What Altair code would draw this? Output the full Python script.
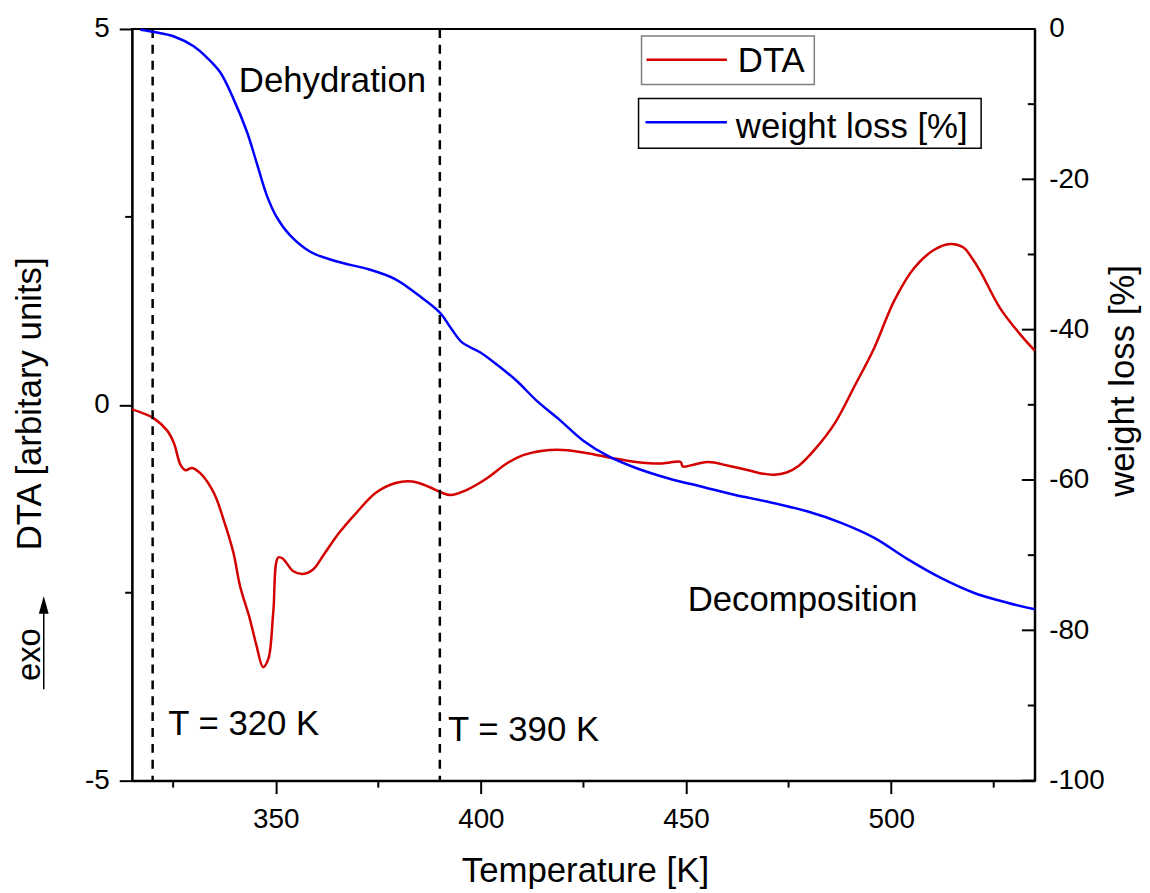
import altair as alt
import pandas as pd

# ---------------- data ----------------
dta_T = [315.0, 318.0, 320.3, 323.5, 325.2, 326.8, 328.0, 329.6, 331.6, 334.9,
         337.3, 339.7, 341.3, 343.7, 345.3, 346.9, 348.2, 349.4, 350.6, 351.8,
         354.2, 356.6, 359.1, 361.5, 365.5, 369.6, 374.4, 379.2, 383.3, 387.3,
         390.5, 392.6, 396.6, 401.4, 406.3, 410.3, 415.1, 420.0, 425.7, 432.1,
         437.8, 444.2, 448.7, 449.2, 452.3, 455.5, 460.3, 465.2, 468.0, 471.5,
         474.5, 477.5, 481.3, 486.2, 491.0, 495.9, 500.7, 505.6, 510.4, 514.4,
         517.7, 519.6, 521.7, 526.5, 531.4, 535.0]
dta_V = [-0.06, -0.12, -0.18, -0.34, -0.51, -0.80, -0.87, -0.84, -0.91, -1.17,
         -1.53, -1.97, -2.41, -2.85, -3.20, -3.49, -3.38, -2.76, -2.03, -2.05,
         -2.21, -2.25, -2.19, -2.01, -1.70, -1.44, -1.17, -1.04, -1.02, -1.09,
         -1.17, -1.20, -1.13, -0.98, -0.78, -0.67, -0.61, -0.60, -0.64, -0.71,
         -0.76, -0.78, -0.76, -0.82, -0.79, -0.76, -0.81, -0.87, -0.91, -0.93,
         -0.90, -0.81, -0.60, -0.25, 0.24, 0.76, 1.38, 1.82, 2.06, 2.14,
         2.09, 1.96, 1.78, 1.29, 0.94, 0.72]

wt_T = [317.0, 320.3, 325.2, 330.0, 333.2, 336.5, 339.7, 343.0, 345.3, 347.8,
        350.2, 353.4, 358.3, 364.7, 372.8, 379.2, 385.7, 390.1, 392.6, 395.4,
        399.8, 403.8, 408.7, 413.5, 419.2, 424.8, 431.3, 437.8, 445.8, 453.9,
        462.0, 470.0, 479.7, 487.8, 495.9, 503.9, 512.0, 520.1, 528.1, 535.0]
wt_V = [-0.1, -0.4, -1.0, -2.3, -3.8, -5.8, -9.3, -13.7, -17.7, -22.1,
        -25.0, -27.4, -29.6, -30.9, -32.0, -33.3, -35.8, -37.8, -39.7, -41.7,
        -43.0, -44.6, -46.8, -49.4, -52.0, -54.7, -56.9, -58.4, -59.8, -60.9,
        -62.0, -62.9, -64.2, -65.7, -67.7, -70.5, -73.0, -75.0, -76.3, -77.2]

x_major = [350, 400, 450, 500]
x_minor = [325, 375, 425, 475, 525]
dta_major = [-5, 0, 5]
dta_minor = [-2.5, 2.5]
wt_major = [-100, -80, -60, -40, -20, 0]
wt_minor = [-90, -70, -50, -30, -10]
marker_T = [320, 390]

ann_label = ["Dehydration", "Decomposition", "T = 320 K", "T = 390 K"]
ann_T = [341.0, 450.4, 323.8, 392.0]
ann_V = [4.155, -2.741, -4.392, -4.472]

legend_labels = ["DTA", "weight loss [%]"]

# ---------------- styling ----------------
FONT = "Liberation Sans"
RED = "#d40000"
BLUE = "#0000ff"
W, H = 909, 757

dta_df = pd.DataFrame({"T": dta_T, "DTA": dta_V})
wt_df = pd.DataFrame({"T": wt_T, "W": wt_V})

x_enc = alt.X(
    "T:Q",
    scale=alt.Scale(domain=[315, 535], nice=False, zero=False),
    axis=alt.Axis(values=x_major, labelExpr="'' + datum.value", tickSize=13,
                  labelPadding=12, title="Temperature [K]", titleX=456,
                  titleY=102, titleBaseline="alphabetic", titleAlign="center"),
)
y_dta = alt.Y(
    "DTA:Q",
    scale=alt.Scale(domain=[-5, 5], nice=False, zero=False),
    axis=alt.Axis(orient="left", values=dta_major, labelExpr="'' + datum.value",
                  tickSize=13, labelPadding=10, title="DTA [arbitary units]",
                  titleAngle=270, titleX=-92, titleY=377, titleAlign="center",
                  titleBaseline="alphabetic"),
)
y_wt = alt.Y(
    "W:Q",
    scale=alt.Scale(domain=[-100, 0], nice=False, zero=False),
    axis=alt.Axis(orient="right", values=wt_major, labelExpr="'' + datum.value",
                  ticks=False, tickSize=0, labelPadding=14,
                  title="weight loss [%]", titleAngle=270, titleX=99,
                  titleY=354, titleAlign="center", titleBaseline="alphabetic"),
)

red = alt.Chart(dta_df).mark_line(color=RED, strokeWidth=2.5, interpolate="catmull-rom").encode(
    x=x_enc, y=y_dta)

dashed = alt.Chart(pd.DataFrame({"T": marker_T})).mark_rule(
    color="black", strokeWidth=2.5, strokeDash=[9, 7]).encode(x=x_enc)

x_minor_ticks = alt.Chart(pd.DataFrame({"T": x_minor})).mark_rule(
    color="black", strokeWidth=2).encode(x=x_enc, y=alt.value(H), y2=alt.value(H + 7))

y_minor_ticks = alt.Chart(pd.DataFrame({"DTA": dta_minor})).mark_rule(
    color="black", strokeWidth=2).encode(y=y_dta, x=alt.value(-7), x2=alt.value(0))

ann = alt.Chart(pd.DataFrame({"T": ann_T, "DTA": ann_V, "label": ann_label})).mark_text(
    align="left", baseline="alphabetic", font=FONT, fontSize=35, color="black").encode(
    x=x_enc, y=y_dta, text="label:N")

exo = alt.Chart(alt.Data(values=[{"t": "exo"}])).mark_text(
    angle=270, align="center", baseline="alphabetic", font=FONT, fontSize=33,
    color="black").encode(x=alt.value(-93), y=alt.value(630), text="t:N")

arrow_line = alt.Chart(alt.Data(values=[{"a": 1}])).mark_rule(
    color="black", strokeWidth=1.5).encode(x=alt.value(-89), y=alt.value(588), y2=alt.value(665))

arrow_head = alt.Chart(alt.Data(values=[{"a": 1}])).mark_point(
    shape="M0,-1L-0.55,1L0.55,1Z", filled=True, size=324, color="black",
    opacity=1).encode(x=alt.value(-89), y=alt.value(580))

# legend (two separate framed boxes)
leg_box1 = alt.Chart(alt.Data(values=[{"a": 1}])).mark_rect(
    fill="white", stroke="#7f7f7f", strokeWidth=1.5).encode(
    x=alt.value(513), x2=alt.value(687), y=alt.value(7), y2=alt.value(56))
leg_line1 = alt.Chart(alt.Data(values=[{"a": 1}])).mark_rule(
    color=RED, strokeWidth=2.5).encode(x=alt.value(518), x2=alt.value(599), y=alt.value(31))
leg_text1 = alt.Chart(alt.Data(values=[{"t": legend_labels[0]}])).mark_text(
    align="left", baseline="alphabetic", font=FONT, fontSize=35, color="black").encode(
    x=alt.value(610), y=alt.value(43.5), text="t:N")

leg_box2 = alt.Chart(alt.Data(values=[{"a": 1}])).mark_rect(
    fill="white", stroke="black", strokeWidth=1.5).encode(
    x=alt.value(510), x2=alt.value(855), y=alt.value(70), y2=alt.value(120))
leg_line2 = alt.Chart(alt.Data(values=[{"a": 1}])).mark_rule(
    color=BLUE, strokeWidth=2.5).encode(x=alt.value(517), x2=alt.value(599), y=alt.value(94))
leg_text2 = alt.Chart(alt.Data(values=[{"t": legend_labels[1]}])).mark_text(
    align="left", baseline="alphabetic", font=FONT, fontSize=35, color="black").encode(
    x=alt.value(608), y=alt.value(110), text="t:N")

blue = alt.Chart(wt_df).mark_line(color=BLUE, strokeWidth=2.5, interpolate="catmull-rom").encode(
    x=x_enc, y=y_wt)
wt_major_ticks = alt.Chart(pd.DataFrame({"W": wt_major})).mark_rule(
    color="black", strokeWidth=2).encode(y=y_wt, x=alt.value(W - 13), x2=alt.value(W))
wt_minor_ticks = alt.Chart(pd.DataFrame({"W": wt_minor})).mark_rule(
    color="black", strokeWidth=2).encode(y=y_wt, x=alt.value(W - 7), x2=alt.value(W))

dta_group = alt.layer(red, dashed, x_minor_ticks, y_minor_ticks, ann, exo, arrow_line,
                      arrow_head, leg_box1, leg_line1, leg_text1, leg_box2, leg_line2,
                      leg_text2)
wt_group = alt.layer(blue, wt_major_ticks, wt_minor_ticks)

chart = alt.layer(dta_group, wt_group).resolve_scale(y="independent").properties(
    width=W, height=H, autosize="none",
    padding={"left": 125, "top": 18, "right": 108, "bottom": 110},
    background="white",
).configure_view(stroke="black", strokeWidth=2).configure_axis(
    grid=False, domainColor="black", domainWidth=2, tickColor="black", tickWidth=2,
    labelFont=FONT, labelFontSize=28, labelColor="black",
    titleFont=FONT, titleFontSize=35, titleFontWeight="normal", titleColor="black",
)

chart.save("out.html", embed_options={"renderer": "svg", "actions": False})
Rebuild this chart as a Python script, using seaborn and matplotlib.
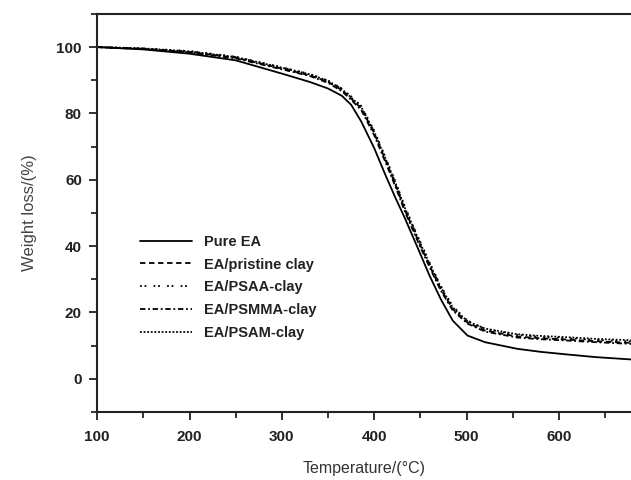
═══
§ The task
Please quote the lines of the material, beginning with the first and ending with the one that contains "import pandas as pd", exactly as written and without any pictures.

§ Correct response
What Altair code would draw this? Output the full Python script.
import altair as alt
import pandas as pd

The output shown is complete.